Context is just so impossible to examine on Twitter!

What a bunch of ignorant snobs.

Categories: media

Tags: , , , ,

12 replies

  1. This makes my head hurt.

  2. I have to say, I do vastly the thread style display of longer discussions See for an extreme example, but it is occasionally useful for intricate multi-participant conversations, especially if you don’t follow every participant.

  3. Maybe they’re just not very good readers.

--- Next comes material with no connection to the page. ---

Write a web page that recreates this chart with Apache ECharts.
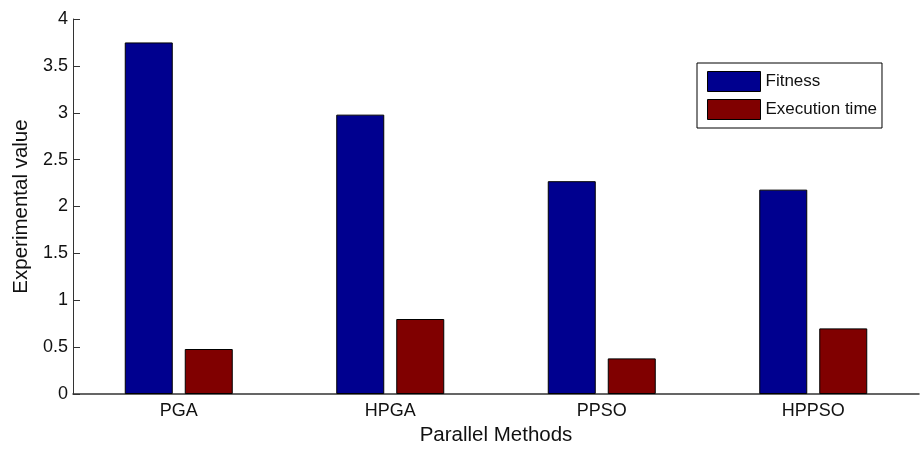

  4. Ah, there you go again, expecting people to:
    a) talk about something they know about OR
    b) find out a little bit about something before they talk about it.
    How could you? How couldyou?
    *grumble grumble grumble, etc*

  5. If you keep your twitter stream private (like Larissa Berhendt does) then only people you have approved as followers can see the context in which you made your tweet. In her case presumably someone retweeted that one tweet which made it public (this is a bit of warning for twitter users who think their tweets are private because they restrict followers!), but only that one without any context. So anyone who was not a follower would not have been able to see the context in which it was made.

    • @Chris, The Behrendt issue was not the only instance of this repeated criticism of Twitter that prompted this post, but that is a useful aspect of the situation that I hadn’t known. I did think it was a rather carelessly worded opinion for a public figure to express even on Twitter, but knowing that it was locked makes that far more understandable. I bet she’s since pruned her followers list.
      I have however, in other cases especially in the USA, seen people refuse to accept immediately preceding (by less than 5 minutes) Tweets as providing context for the one tweet to which they objected. After all, they do the same time and time again with a single phrase in a blog post surrounded by preceding introductory and succeeding explicatory text.

  6. tigtog – Its possible that the first retweet of Behrendt’s tweet was quite innocent since that person may have seen the context that it was written in and not remembered that her tweets are protected (twitter clients I’ve seen don’t remind you of that).
    Even to non public figures I’d recommend to people to be quite careful as to how they word their tweets because it is so easy to be taken out of context (sometimes intentionally) and a lot of people won’t bother even trying to check the context. Before you know it an unknown person has become famous headline whether they like it or not.
    I do agree with Mary that better threading capabilities would really help – I find it a real pain to follow up on twitter conversations where I only follow a few of the people involved in the conversation. After a few hours or days it can be painful with most clients to even work out what order the comments were made in.
    Not sure if the newer style retweets support threading (would be nice if they do!).

  7. I have no trouble remembering which of the people on twitter I follow who have private accounts. there’s a little padlock symbol next to their name. Sure easy enough to overlook, but it’s not like it’s hard to check.

  8. Hi TT

    For the record the account and the entire conversations around the LB tweet were very public at the time. it was locked subsequent to the News Ltd blow up.

    Any article you read that repeats that the tweets were private, has it wrong.

  9. lol its been repeated so often by commentators along with other distortions that its just morphed into the truth.

    As i was part of the original conversation, and have all the transcripts, i think i know what happened 🙂

  10. Just for the record…
    Its impossible to retweet a comment fro a protected /private account, nor can they show up in the google cache of twitters public feed.
    Additionally original private tweets can be can be identified by a little padlock symbol next to the profile.